Autopilot clusters come with pre-configured best practices and are optimized for cost and performance. The cluster automatically adjusts its size and configuration based on the workload, ensuring that the cluster is not over-provisioned or underutilized. This can result in significant cost savings as resources are used more efficiently.

Common Difference between Standard and Autopilot cluster::

A standard cluster allows for more fine-grained control over the cluster configuration, such as the ability to choose the machine types, set up node pools with custom configurations, and configure networking. With this level of control, it's possible to optimize the cluster for specific workloads, but it also requires more management effort.

On the other hand, an autopilot cluster provides a more hands-off approach to managing the Kubernetes cluster. It automates many of the administrative tasks, such as scaling, upgrading, and repairing the cluster, making it easier to operate and maintain. It also optimizes the cluster resources for efficient resource utilization, which can result in cost savings. However, with an autopilot cluster, you have less control over the cluster configuration and cannot customize it to the same extent as a standard cluster.

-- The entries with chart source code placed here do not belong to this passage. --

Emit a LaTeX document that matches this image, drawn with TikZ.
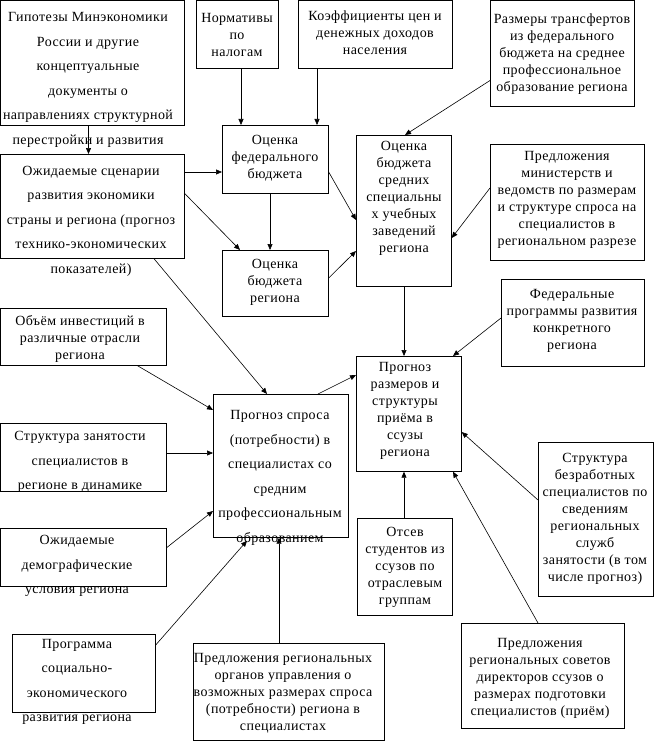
\documentclass[tikz,border=0pt]{standalone}
\usepackage{fontspec}
\setmainfont{Liberation Serif}[LetterSpace=3]
\usetikzlibrary{arrows.meta,calc}
\tikzset{
  box/.style 2 args={draw, line width=0.7pt, anchor=north west, inner sep=0pt,
    minimum width=#1, minimum height=#2},
  txt/.style={align=center, inner sep=0pt, font=\fontsize{14}{17}\selectfont},
  txtw/.style={txt, font=\fontsize{14}{24.5}\selectfont},
  arr/.style={-{Triangle[length=6pt,width=5pt]}, line width=0.6pt}
}
\begin{document}
\begin{tikzpicture}[x=1pt,y=-1pt]
    \useasboundingbox (0,0) rectangle (654,741);
    % boxes
    \node[box={183}{125}] (gip) at (0.5,0.5) {};
    \node[box={82}{68}] (norm) at (196,0.5) {};
    \node[box={154}{68}] (koef) at (298,0.5) {};
    \node[box={144}{106}] (trans) at (490,0.5) {};
    \node[box={106}{68}] (fed) at (222,125) {};
    \node[box={183}{104}] (scen) at (0.5,154) {};
    \node[box={106}{66}] (reg) at (222,250) {};
    \node[box={95}{151}] (suz) at (356,135) {};
    \node[box={154}{116}] (min) at (490,144) {};
    \node[box={143}{87}] (fedp) at (501,279) {};
    \node[box={105}{115}] (razm) at (356,356) {};
    \node[box={115}{154}] (bezr) at (538,442) {};
    \node[box={95}{97}] (otsev) at (357,518) {};
    \node[box={163}{105}] (sov) at (461,623) {};
    \node[box={191}{97}] (org) at (193,643) {};
    \node[box={143}{78}] (prog) at (12,634) {};
    \node[box={165}{58}] (demo) at (0.5,528) {};
    \node[box={165}{68}] (zan) at (0.5,423) {};
    \node[box={165}{57}] (inv) at (0.5,308) {};
    \node[box={135}{143}] (spros) at (213,394) {};
    % texts
    \node[txtw] (gip-t) at (88,80) {Гипотезы Минэкономики\\России и другие\\концептуальные\\документы о\\направлениях структурной\\перестройки и развития};
    \node[txt] (norm-t) at (237,35) {Нормативы\\по\\налогам};
    \node[txt] (koef-t) at (375,33) {Коэффициенты цен и\\денежных доходов\\населения};
    \node[txt] (trans-t) at (562,54) {Размеры трансфертов\\из федерального\\бюджета на среднее\\профессиональное\\образование региона};
    \node[txt] (fed-t) at (275,158) {Оценка\\федерального\\бюджета};
    \node[txtw] (scen-t) at (91,221) {Ожидаемые сценарии\\развития экономики\\страны и региона (прогноз\\технико-экономических\\показателей)};
    \node[txt] (reg-t) at (275,282) {Оценка\\бюджета\\региона};
    \node[txt] (suz-t) at (404,198) {Оценка\\бюджета\\средних\\специальны\\х учебных\\заведений\\региона};
    \node[txt] (min-t) at (567,200) {Предложения\\министерств и\\ведомств по размерам\\и структуре спроса на\\специалистов в\\региональном разрезе};
    \node[txt] (fedp-t) at (572,321) {Федеральные\\программы развития\\конкретного\\региона};
    \node[txt] (razm-t) at (405,411) {Прогноз\\размеров и\\структуры\\приёма в\\ссузы\\региона};
    \node[txt] (bezr-t) at (595,519) {Структура\\безработных\\специалистов по\\сведениям\\региональных\\служб\\занятости (в том\\числе прогноз)};
    \node[txt] (otsev-t) at (405,567) {Отсев\\студентов из\\ссузов по\\отраслевым\\группам};
    \node[txt] (sov-t) at (540,678) {Предложения\\региональных советов\\директоров ссузов о\\размерах подготовки\\специалистов (приём)};
    \node[txt] (org-t) at (283,693) {Предложения региональных\\органов управления о\\возможных размерах спроса\\(потребности) региона в\\специалистах};
    \node[txtw] (prog-t) at (77,682) {Программа\\социально-\\экономического\\развития региона};
    \node[txtw] (demo-t) at (77,566) {Ожидаемые\\демографические\\условия региона};
    \node[txtw] (zan-t) at (80,462) {Структура занятости\\специалистов в\\регионе в динамике};
    \node[txt] (inv-t) at (80,339) {Объём инвестиций в\\различные отрасли\\региона};
    \node[txtw] (spros-t) at (280,478) {Прогноз спроса\\(потребности) в\\специалистах со\\средним\\профессиональным\\образованием};
    % arrows
    \draw[arr] ($(gip.south west)+(88,0)$) -- ($(scen.north west)+(88,0)$);
    \draw[arr] ($(norm.south west)+(45,0)$) -- ($(fed.north west)+(19,0)$);
    \draw[arr] ($(koef.south west)+(19,0)$) -- ($(fed.north west)+(95,0)$);
    \draw[arr] ($(trans.north west)+(0,80)$) -- ($(suz.north west)+(49,0)$);
    \draw[arr] ($(scen.north east)+(0,18)$) -- ($(fed.north west)+(0,47)$);
    \draw[arr] ($(scen.north east)+(0,39)$) -- ($(reg.north west)+(18,0)$);
    \draw[arr] ($(fed.south west)+(48,0)$) -- ($(reg.north west)+(48,0)$);
    \draw[arr] ($(fed.north east)+(0,47)$) -- ($(suz.north west)+(0,85)$);
    \draw[arr] ($(reg.north east)+(0,28)$) -- ($(suz.north west)+(0,116)$);
    \draw[arr] ($(min.north west)+(0,44)$) -- ($(suz.north east)+(0,103)$);
    \draw[arr] ($(suz.south west)+(48,0)$) -- ($(razm.north west)+(48,0)$);
    \draw[arr] ($(fedp.north west)+(0,39)$) -- ($(razm.north west)+(97,0)$);
    \draw[arr] ($(bezr.north west)+(0,58)$) -- ($(razm.north east)+(0,76)$);
    \draw[arr] ($(otsev.north west)+(47,0)$) -- ($(razm.south west)+(48,0)$);
    \draw[arr] ($(sov.north west)+(77,0)$) -- ($(razm.south west)+(97,0)$);
    \draw[arr] ($(scen.south west)+(153.5,0)$) -- ($(spros.north west)+(54,0)$);
    \draw[arr] ($(spros.north west)+(105,0)$) -- ($(razm.north west)+(0,19)$);
    \draw[arr] ($(inv.south west)+(137,0)$) -- ($(spros.north west)+(0,16)$);
    \draw[arr] ($(zan.north east)+(0,30)$) -- ($(spros.north west)+(0,59)$);
    \draw[arr] ($(demo.north east)+(0,20)$) -- ($(spros.north west)+(0,117)$);
    \draw[arr] ($(prog.north east)+(0,11)$) -- ($(spros.south west)+(34,3)$);
    \draw[arr] ($(org.north west)+(86,0)$) -- ($(spros.south west)+(66,0)$);
\end{tikzpicture}
\end{document}
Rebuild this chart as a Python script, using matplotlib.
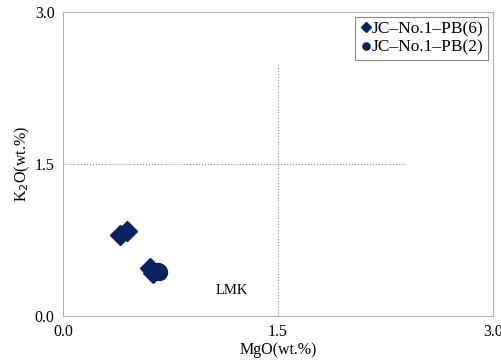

The choice between the two depends on the specific needs of your workload and your management preferences.

Benefits of using autopilot::

An autopilot cluster in Google Cloud can be more beneficial for several reasons:

  1. Automated management: Autopilot clusters automate many of the administrative tasks associated with managing a Kubernetes cluster. This includes tasks like cluster upgrades, scaling, and repair. This can save time and effort, and make it easier to operate and maintain the cluster.

  2. Cost-effective: Autopilot clusters optimize the use of resources in the cluster, which can result in cost savings. It automatically adjusts the size of the cluster based on the workload, ensuring that the cluster is not over-provisioned or underutilized.

  3. Security: Autopilot clusters come with built-in security features, such as automatic security patching and access control, which can help protect your workloads from security threats.

  4. High availability: Autopilot clusters provide a highly available cluster with automatic failover in case of a node failure, ensuring that your workloads remain available even in the event of a hardware failure.

  5. Simplicity: Autopilot clusters provide a simplified management experience by abstracting away many of the complexities of managing a Kubernetes cluster. This can be beneficial for teams that are new to Kubernetes or for organizations with limited resources for managing the cluster.

Cluster setup:: It's just a 2-step process via console (Get-Set-Go)

--Over the G console, Click on Create a GKE cluster

--Name your cluster and select the region and "Create"

Optional:: Networking setup in case you need to setup else keep it default

From the above snap, public clusters are accessible from the internet, whereas private clusters are not. Private clusters require a VPC network to be set up and can be accessed through a bastion host or VPN. Private clusters can also be set up with custom IP ranges and routes, which is a general practice in production for obvious reasons :)

--Validate via CLI for the pods:

For accessing CLI, you need to configured kubectl via below command,

Basic commands for cluster verification ::

# Get commands with basic output
kubectl get services                          # List all services in the namespace
kubectl get pods --all-namespaces             # List all pods in all namespaces
kubectl get pods -o wide                      # List all pods in the current namespace, with more details
kubectl get deployment my-dep                 # List a particular deployment
kubectl get pods                              # List all pods in the namespace
kubectl get pod my-pod -o yaml                # Get a pod's YAML

Source -- https://kubernetes.io/docs/reference/kubectl/cheatsheet/

-- More blogs with in depth integration on the way!! :)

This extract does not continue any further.